The Ensign Retirement Plan has reduced its annual management charges and introduced an income drawdown facility, in a bid to better prepare members for retirement.
The shipping and maritime industry-wide defined contribution (DC) master trust lowered its annual charges from 0.36% to 0.31% on 1 April.
The in-scheme income drawdown facility will mean members no longer having to transfer their money out of the plan in order to use income drawdown, as well as a tailored financial guidance and advice offering, to help members in their transition from work to retirement.

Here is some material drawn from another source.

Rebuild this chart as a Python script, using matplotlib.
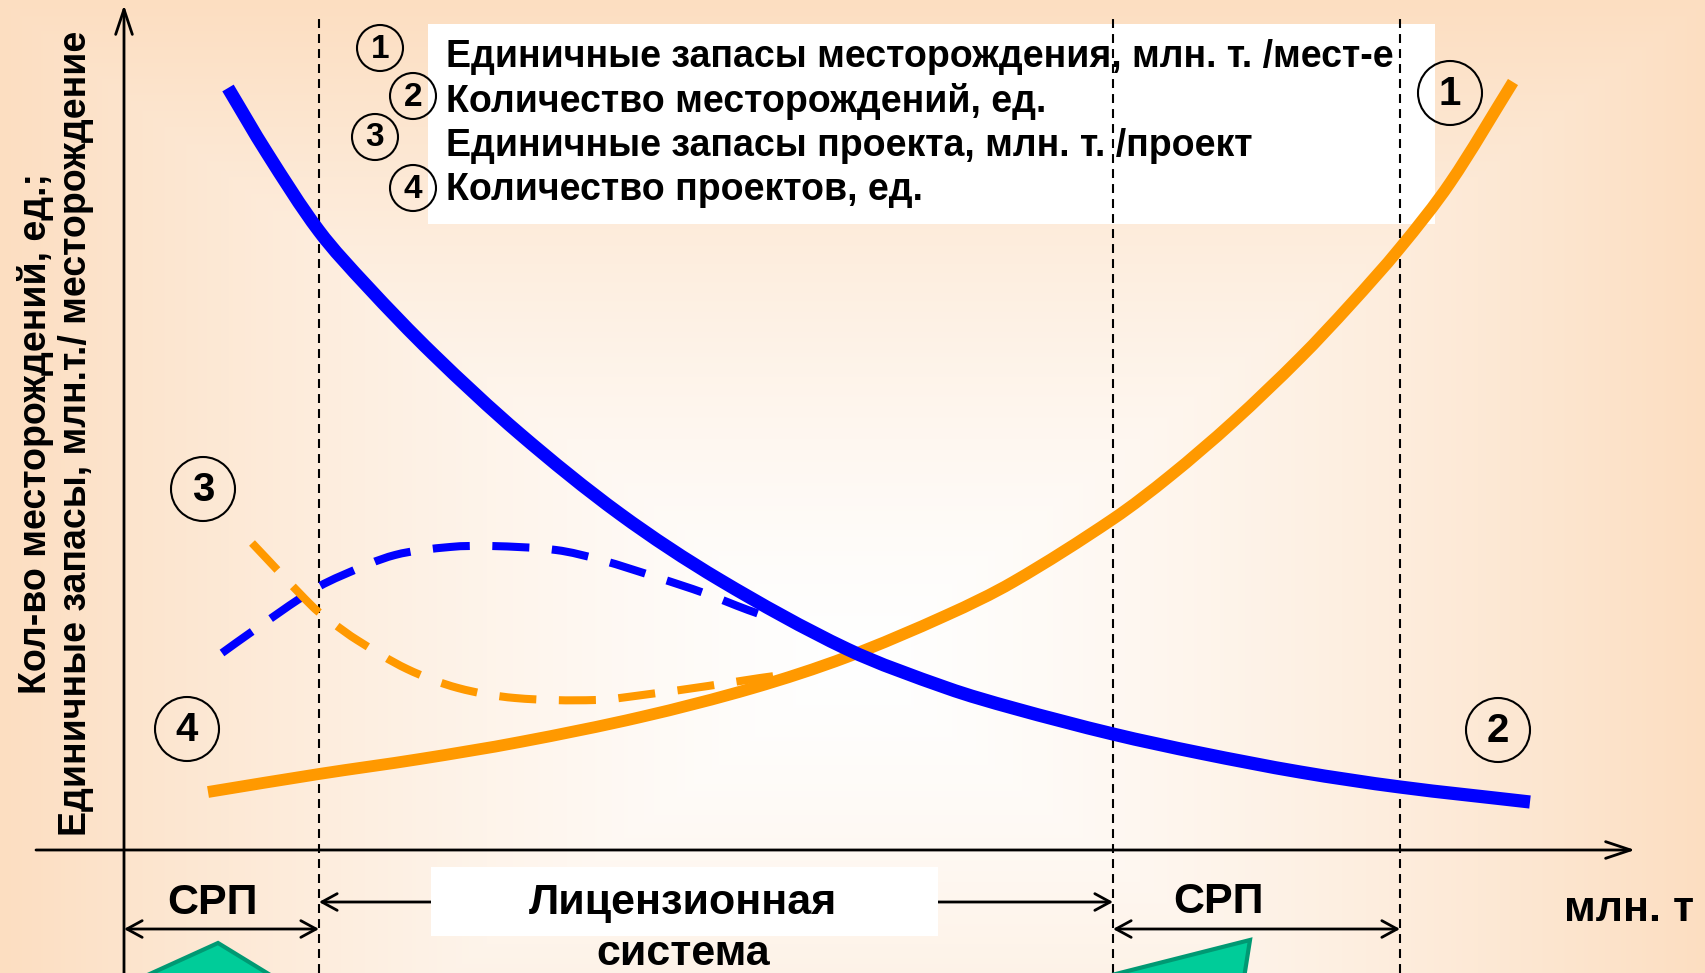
import numpy as np
import matplotlib
matplotlib.use("Agg")
import matplotlib.pyplot as plt
from matplotlib.patches import Circle, Rectangle, Polygon, PathPatch
from matplotlib.path import Path

# ---------------- data (x: reserves, y: value; arbitrary units) ----------------
# curve 2: number of fields (blue solid)
fields_count_x = [104, 143, 195, 243, 309, 396, 496, 596, 723, 823, 889, 989, 1076, 1176, 1276, 1406]
fields_count_y = [762, 697, 619, 564, 496, 416, 336, 270, 201, 162, 142, 116, 97, 78, 63, 48]

# curves 4/1: unit reserves of field / number of projects (orange solid)
field_reserves_x = [84, 195, 296, 396, 517, 629, 723, 823, 889, 989, 1046, 1109, 1176, 1226, 1276, 1326, 1389]
field_reserves_y = [58, 76, 91, 108, 133, 162, 193, 235, 268, 331, 374, 428, 492, 545, 602, 667, 768]

# curve 3 variants (dashed)
project_blue_x = [98, 126, 189, 219, 271, 326, 367, 432, 477, 535, 580, 624, 653]
project_blue_y = [197, 217, 260, 275, 295, 303, 304, 300, 290, 272, 257, 240, 230]

project_orange_x = [128, 189, 209, 233, 283, 334, 391, 472, 526, 584, 636, 666]
project_orange_y = [307, 243, 227, 210, 181, 162, 152, 150, 156, 164, 172, 176]

regime_bounds = [195, 989, 1276]

legend_nums = ["1", "2", "3", "4"]
legend_labels = [
    "Единичные запасы месторождения, млн. т. /мест-е",
    "Количество месторождений, ед.",
    "Единичные запасы проекта, млн. т. /проект",
    "Количество проектов, ед.",
]
curve_tags = ["1", "2", "3", "4"]
ylabel_lines = ["Кол-во месторождений, ед.;", "Единичные запасы, млн.т./ месторождение"]
regime_labels = ["СРП", "Лицензионная\nсистема", "СРП"]
x_unit = "млн. т"


def smooth_path(xs, ys):
    """Cubic Bezier path through the points, chord-length parametrised tangents."""
    p = np.column_stack([xs, ys]).astype(float)
    n = len(p)
    seg = np.hypot(*np.diff(p, axis=0).T)
    s = np.concatenate([[0], np.cumsum(seg)])
    tan = np.zeros_like(p)
    tan[0] = (p[1] - p[0]) / seg[0]
    tan[-1] = (p[-1] - p[-2]) / seg[-1]
    for i in range(1, n - 1):
        tan[i] = (p[i + 1] - p[i - 1]) / (s[i + 1] - s[i - 1])
    verts = [p[0]]
    codes = [Path.MOVETO]
    for i in range(n - 1):
        h = seg[i] / 3.0
        verts += [p[i] + tan[i] * h, p[i + 1] - tan[i + 1] * h, p[i + 1]]
        codes += [Path.CURVE4] * 3
    return Path(verts, codes)


# ---------------- figure ----------------
plt.rcParams["font.family"] = ["Liberation Sans", "DejaVu Sans"]
W, H = 1706, 973
fig = plt.figure(figsize=(W / 100, H / 100), dpi=100)
ax = fig.add_axes([0, 0, 1, 1])
X0, X1, Y0, Y1 = -124, 1582, -123, 850
ax.set_xlim(X0, X1)
ax.set_ylim(Y0, Y1)
ax.axis("off")

# background: rectangular gradient peach -> white
xx, yy = np.meshgrid(np.arange(W), np.arange(H))
t = np.maximum(np.abs(xx - 853) / 853.0, np.abs(yy - 660) / 660.0)
t = np.clip(t, 0, 1) ** 1.3
edge = np.array([252, 222, 193]) / 255.0
center = np.array([255, 255, 255]) / 255.0
img = center[None, None, :] * (1 - t[..., None]) + edge[None, None, :] * t[..., None]
ax.imshow(img, extent=[X0, X1, Y0, Y1], origin="upper", aspect="auto", zorder=0)

# legend box
ax.add_patch(Rectangle((304, 626), 1007, 200, facecolor="white", edgecolor="none", zorder=1))

# dashed regime boundaries
for b in regime_bounds:
    ax.plot([b, b], [Y0, 833], color="black", lw=1.5, linestyle=(0, (4.3, 2.9)), zorder=2)

# green decorative shapes
ax.add_patch(Polygon([(94, -93), (-38, -153), (192, -153)], closed=True,
                     facecolor="#00CC99", edgecolor="#009973", lw=3, zorder=2))
ax.add_patch(Polygon([(976, -128), (1126, -90), (1120, -128)], closed=True,
                     facecolor="#00CC99", edgecolor="#009973", lw=3, zorder=2))


def draw_curve(xs, ys, color, lw, ls, z):
    patch = PathPatch(smooth_path(xs, ys), facecolor="none", edgecolor=color,
                      lw=lw, linestyle=ls, capstyle="butt", joinstyle="round", zorder=z)
    ax.add_patch(patch)


# curves
draw_curve(project_blue_x, project_blue_y, "#0000FF", 5.8, (0, (4.6, 2.8)), 3)
draw_curve(project_orange_x, project_orange_y, "#FF9900", 5.8, (0, (4.6, 2.8)), 3)
draw_curve(field_reserves_x, field_reserves_y, "#FF9900", 8.5, "solid", 4)
draw_curve(fields_count_x, fields_count_y, "#0000FF", 9.5, "solid", 5)

# axes arrows
ax.annotate("", xy=(0, 845), xytext=(0, Y0),
            arrowprops=dict(arrowstyle="->,head_length=0.9,head_width=0.3", lw=2,
                            color="black", shrinkA=0, shrinkB=0, mutation_scale=20), zorder=6)
ax.annotate("", xy=(1511, 0), xytext=(-88, 0),
            arrowprops=dict(arrowstyle="->,head_length=0.9,head_width=0.3", lw=2,
                            color="black", shrinkA=0, shrinkB=0, mutation_scale=20), zorder=6)

# y label
ax.text(-88, 417, ylabel_lines[0], rotation=90, ha="center", va="center",
        fontsize=27, fontweight="bold", zorder=7)
ax.text(-48, 417, ylabel_lines[1], rotation=90, ha="center", va="center",
        fontsize=27, fontweight="bold", zorder=7)

# legend
leg_y = [793, 749, 704, 660]
leg_cx = [256, 289, 251, 289]
leg_cy = [802, 754, 713, 662]
for num, lab, ly, cx, cy in zip(legend_nums, legend_labels, leg_y, leg_cx, leg_cy):
    ax.text(322, ly, lab, ha="left", va="center", fontsize=27, fontweight="bold", zorder=7)
    ax.add_patch(Circle((cx, cy), 23, facecolor="none", edgecolor="black", lw=1.5, zorder=7))
    ax.text(cx, cy - 1, num, ha="center", va="center", fontsize=24, fontweight="bold", zorder=7)

# tags on curves
tag_pos = [(1326, 757), (1374, 120), (79, 361), (63, 121)]
for tag, (cx, cy) in zip(curve_tags, tag_pos):
    ax.add_patch(Circle((cx, cy), 32, facecolor="none", edgecolor="black", lw=1.5, zorder=7))
    ax.text(cx, cy - 1, tag, ha="center", va="center", fontsize=29, fontweight="bold", zorder=7)

# bottom regime annotations
arrow_kw = dict(lw=2, color="black", shrinkA=0, shrinkB=0, mutation_scale=20)
ax.annotate("", xy=(0, -79), xytext=(195, -79),
            arrowprops=dict(arrowstyle="<->,head_length=0.55,head_width=0.3", **arrow_kw))
ax.annotate("", xy=(989, -79), xytext=(1276, -79),
            arrowprops=dict(arrowstyle="<->,head_length=0.55,head_width=0.3", **arrow_kw))
ax.annotate("", xy=(195, -52), xytext=(307, -52),
            arrowprops=dict(arrowstyle="->,head_length=0.55,head_width=0.3", **arrow_kw))
ax.annotate("", xy=(989, -52), xytext=(814, -52),
            arrowprops=dict(arrowstyle="->,head_length=0.55,head_width=0.3", **arrow_kw))
ax.add_patch(Rectangle((307, -86), 507, 69, facecolor="white", edgecolor="none", zorder=3))

bfs = 31
ax.text(89, -53, regime_labels[0], ha="center", va="center", fontsize=bfs, fontweight="bold", zorder=7)
ax.text(1095, -52, regime_labels[2], ha="center", va="center", fontsize=bfs, fontweight="bold", zorder=7)
lic = regime_labels[1].split("\n")
ax.text(559, -53, lic[0], ha="center", va="center", fontsize=bfs, fontweight="bold", zorder=7)
ax.text(559, -104, lic[1], ha="center", va="center", fontsize=bfs, fontweight="bold", zorder=7)
ax.text(1505, -60, x_unit, ha="center", va="center", fontsize=bfs, fontweight="bold", zorder=7)

fig.savefig("out.png", dpi=100)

The move comes alongside the three-year anniversary of the pension freedoms.
The not-for-profit, occupational scheme's chief executive Andrew Waring said a well-run, sustainable pension scheme should not only provide a decent retirement income for members, but should benefit employers by providing them with an effective aid to recruitment and retention, while keeping costs down. "This reduction in charges demonstrates our commitment to reducing the pension burden for employers, while ensuring scheme members keep as much of their savings as possible," he said.

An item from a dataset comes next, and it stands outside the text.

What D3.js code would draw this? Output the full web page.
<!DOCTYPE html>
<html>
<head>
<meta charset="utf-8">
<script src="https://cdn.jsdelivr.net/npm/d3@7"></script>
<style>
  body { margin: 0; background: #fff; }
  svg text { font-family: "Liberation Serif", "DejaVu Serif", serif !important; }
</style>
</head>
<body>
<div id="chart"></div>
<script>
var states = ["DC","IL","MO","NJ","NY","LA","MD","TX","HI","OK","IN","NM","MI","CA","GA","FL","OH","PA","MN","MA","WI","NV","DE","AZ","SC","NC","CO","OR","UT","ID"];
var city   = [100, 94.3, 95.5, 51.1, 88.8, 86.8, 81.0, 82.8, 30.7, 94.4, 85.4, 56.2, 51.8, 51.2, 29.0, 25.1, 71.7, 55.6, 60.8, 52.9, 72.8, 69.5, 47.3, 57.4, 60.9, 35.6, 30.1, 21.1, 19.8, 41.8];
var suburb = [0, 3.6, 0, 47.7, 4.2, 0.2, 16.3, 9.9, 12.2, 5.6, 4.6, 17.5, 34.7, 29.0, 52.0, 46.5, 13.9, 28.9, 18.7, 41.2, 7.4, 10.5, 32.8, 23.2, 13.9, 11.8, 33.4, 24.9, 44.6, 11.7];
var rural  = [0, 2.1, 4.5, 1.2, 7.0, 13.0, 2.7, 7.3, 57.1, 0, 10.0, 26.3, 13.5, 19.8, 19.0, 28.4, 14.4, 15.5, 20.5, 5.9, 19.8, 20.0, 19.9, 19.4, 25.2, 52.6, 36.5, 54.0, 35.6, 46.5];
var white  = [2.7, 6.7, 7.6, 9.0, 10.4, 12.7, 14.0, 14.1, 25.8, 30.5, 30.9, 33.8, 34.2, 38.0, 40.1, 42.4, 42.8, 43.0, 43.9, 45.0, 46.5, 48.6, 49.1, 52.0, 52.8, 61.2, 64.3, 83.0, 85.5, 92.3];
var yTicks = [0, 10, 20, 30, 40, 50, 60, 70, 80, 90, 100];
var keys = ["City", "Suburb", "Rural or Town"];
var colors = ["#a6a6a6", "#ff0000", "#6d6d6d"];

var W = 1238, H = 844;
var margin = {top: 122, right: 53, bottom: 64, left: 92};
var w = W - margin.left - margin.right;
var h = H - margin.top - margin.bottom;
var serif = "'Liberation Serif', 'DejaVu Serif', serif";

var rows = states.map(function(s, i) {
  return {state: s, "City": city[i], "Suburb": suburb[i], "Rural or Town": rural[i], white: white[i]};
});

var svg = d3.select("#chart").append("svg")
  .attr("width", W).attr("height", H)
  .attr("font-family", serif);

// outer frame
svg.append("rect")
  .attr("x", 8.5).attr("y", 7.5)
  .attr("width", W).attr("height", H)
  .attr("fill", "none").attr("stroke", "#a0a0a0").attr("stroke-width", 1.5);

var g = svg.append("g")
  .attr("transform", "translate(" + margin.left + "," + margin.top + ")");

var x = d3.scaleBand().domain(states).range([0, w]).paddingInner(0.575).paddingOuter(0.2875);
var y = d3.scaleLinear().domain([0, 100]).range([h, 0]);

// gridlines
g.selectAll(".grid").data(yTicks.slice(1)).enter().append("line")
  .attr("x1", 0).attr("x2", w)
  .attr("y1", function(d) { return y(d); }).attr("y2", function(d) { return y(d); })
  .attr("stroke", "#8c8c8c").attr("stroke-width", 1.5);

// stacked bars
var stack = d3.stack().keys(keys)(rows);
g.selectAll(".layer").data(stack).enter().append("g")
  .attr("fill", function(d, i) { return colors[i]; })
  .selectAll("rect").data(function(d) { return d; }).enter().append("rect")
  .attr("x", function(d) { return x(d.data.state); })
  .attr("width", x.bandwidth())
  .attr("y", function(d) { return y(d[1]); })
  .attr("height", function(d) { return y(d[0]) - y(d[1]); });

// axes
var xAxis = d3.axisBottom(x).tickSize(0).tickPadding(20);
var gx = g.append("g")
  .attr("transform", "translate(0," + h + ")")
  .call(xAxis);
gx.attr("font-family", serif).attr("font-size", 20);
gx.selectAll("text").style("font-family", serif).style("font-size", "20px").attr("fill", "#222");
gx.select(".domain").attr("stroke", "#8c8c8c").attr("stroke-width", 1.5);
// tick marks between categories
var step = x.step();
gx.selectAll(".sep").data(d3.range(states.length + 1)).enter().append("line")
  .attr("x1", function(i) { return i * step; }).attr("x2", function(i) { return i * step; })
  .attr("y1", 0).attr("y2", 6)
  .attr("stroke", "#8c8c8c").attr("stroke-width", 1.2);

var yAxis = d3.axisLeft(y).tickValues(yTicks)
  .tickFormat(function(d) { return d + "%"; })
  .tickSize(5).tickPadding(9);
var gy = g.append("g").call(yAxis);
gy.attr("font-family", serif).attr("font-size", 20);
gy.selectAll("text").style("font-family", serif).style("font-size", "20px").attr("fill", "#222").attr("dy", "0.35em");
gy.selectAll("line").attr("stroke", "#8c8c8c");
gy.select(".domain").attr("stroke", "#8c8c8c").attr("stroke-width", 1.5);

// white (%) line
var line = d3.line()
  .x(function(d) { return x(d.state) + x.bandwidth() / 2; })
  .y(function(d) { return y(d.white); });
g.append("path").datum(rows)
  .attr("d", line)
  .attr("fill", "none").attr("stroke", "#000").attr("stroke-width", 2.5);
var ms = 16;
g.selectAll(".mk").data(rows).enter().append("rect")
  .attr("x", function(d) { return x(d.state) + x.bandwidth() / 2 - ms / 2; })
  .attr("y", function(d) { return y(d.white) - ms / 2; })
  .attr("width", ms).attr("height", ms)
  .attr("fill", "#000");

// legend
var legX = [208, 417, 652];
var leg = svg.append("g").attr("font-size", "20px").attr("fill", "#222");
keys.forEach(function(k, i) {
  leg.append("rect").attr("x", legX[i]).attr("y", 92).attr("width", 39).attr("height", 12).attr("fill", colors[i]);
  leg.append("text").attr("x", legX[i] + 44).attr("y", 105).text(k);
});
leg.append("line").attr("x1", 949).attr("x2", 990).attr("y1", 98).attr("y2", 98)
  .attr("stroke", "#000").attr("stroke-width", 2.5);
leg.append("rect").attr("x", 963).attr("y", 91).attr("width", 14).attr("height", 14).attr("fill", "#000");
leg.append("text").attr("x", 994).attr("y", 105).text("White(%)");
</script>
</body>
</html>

"And by introducing an in-house income drawdown facility along with personalised guidance for members approaching retirement, we are providing tangible proof that a well-run DC pension scheme can make a real difference to the overall retirement planning of its members."
The master trust is run by, and for, the maritime industry. It has no shareholders, and therefore, does not pay dividends. Since its launch in 2015, over 80 maritime industry employers have signed up to the scheme, along with around 2000 employees. By July this year, the scheme expects to have 4,300 members.